The problem for me with this statement is that the fiction of my own good friend is often compared to Bernhard and whose words are constantly reminded of the great Austrian especially in his sometimes uniquely personal and intensely crazy rantings of his own. The way I look at all this discussion above of who did what and if it is meritorious or not comes down to simply whether or not it has its own voice and if the subject is interesting. When I read Thomas Bernhard I hear his voice, and what he speaks of is instructive and tantalizing.
When Max Sebald reveals his disdain for something or other I hear his particular voice and find his arguments and complaints quite captivating as well. And to be fair I will even mention myself and the character of Ponzil in Shorter Prose I published only recently. What I do not understand however is why this novel Revulsion has not been published in our English language yet. It is striking to me to note that Bernhard was beloved by his own country, and many prizes were bestowed on him which Bernhard also used against them.
Not only did Vega hate the people, he hated the geography and the weather. But why the great powers of North America care about putting a bad light on El Salvador is beyond me. All of us, at times, might have a moment for expressing our rants. But the onus is on the ranter to make our tirades interesting and well-written if they are to be actually published in a book.
The voice must be our own. But come on here, ranting is ranting. Crazy talk is crazy talk. I confess that voicing my own hatred and vitriol at times feels rather good and freeing, and is something I also like to read of others doing in order to assuage or rid myself of my own personal misanthropic feelings for my fellow countrymen and certain obstacles in my path in realizing my innermost desires.

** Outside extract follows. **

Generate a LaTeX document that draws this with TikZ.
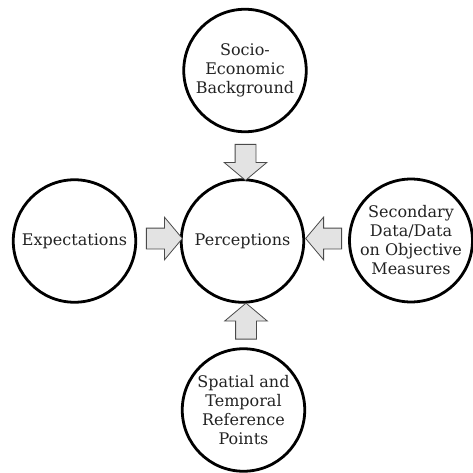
\documentclass[tikz,border=0pt]{standalone}
\usepackage{fontspec}
\setmainfont{DejaVu Serif}
\usetikzlibrary{shapes.arrows}
\definecolor{arrfill}{HTML}{E3E3E3}
\definecolor{arrdraw}{HTML}{4A4A4A}
\definecolor{txt}{HTML}{222222}
\tikzset{
  bubble/.style={circle, draw=black, line width=2.8pt, minimum size=122.5pt, inner sep=0pt,
    align=center, text=txt, font=\fontsize{16}{19}\selectfont},
  blockarrow/.style={single arrow, draw=arrdraw, fill=arrfill, line width=0.8pt,
    minimum height=36pt, inner xsep=0pt, inner ysep=10pt,
    single arrow head extend=11pt, single arrow tip angle=100, anchor=center}
}
\begin{document}
\begin{tikzpicture}[x=1pt,y=1pt]
\useasboundingbox (0,0) rectangle (473,472);
\node[bubble] (perc) at (242.5,231) {Perceptions};
\node[bubble] (socio) at (245,401.5) {Socio-\\Economic\\Background};
\node[bubble] (expect) at (74.5,231) {Expectations};
\node[bubble] (second) at (411,231.5) {Secondary\\Data/Data\\on Objective\\Measures};
\node[bubble] (spatial) at (243.5,62) {Spatial and\\Temporal\\Reference\\Points};
\node[blockarrow, rotate=-90] (a1) at (245.5,314) {};
\node[blockarrow] (a2) at (160,233.5) {};
\node[blockarrow, rotate=180] (a3) at (328,233.5) {};
\node[blockarrow, rotate=90] (a4) at (246,146.5) {};
\end{tikzpicture}
\end{document}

Just because Thomas Bernhard has performed his rantings on the page in the most gifted of literary form is not a good enough reason for other writers to not speak their own mind or express what their bodies are provoking in these quivering and twitching mannerisms incessantly invading them. It is a breath of fresh air for me, though I am positive there are examples of this style that are purely unacceptable, and I am also sure there is enough poor work I would absolutely detest and scorn if given the opportunity to read it.
But not this one. This book was good. Especially Edgardo Vega relating to us his ride on the crowded plane to San Salvador and the disgusting fellow passengers spreading their own sweaty filth on our unfortunate and terminally unhappy narrator. Thank you Lee Klein.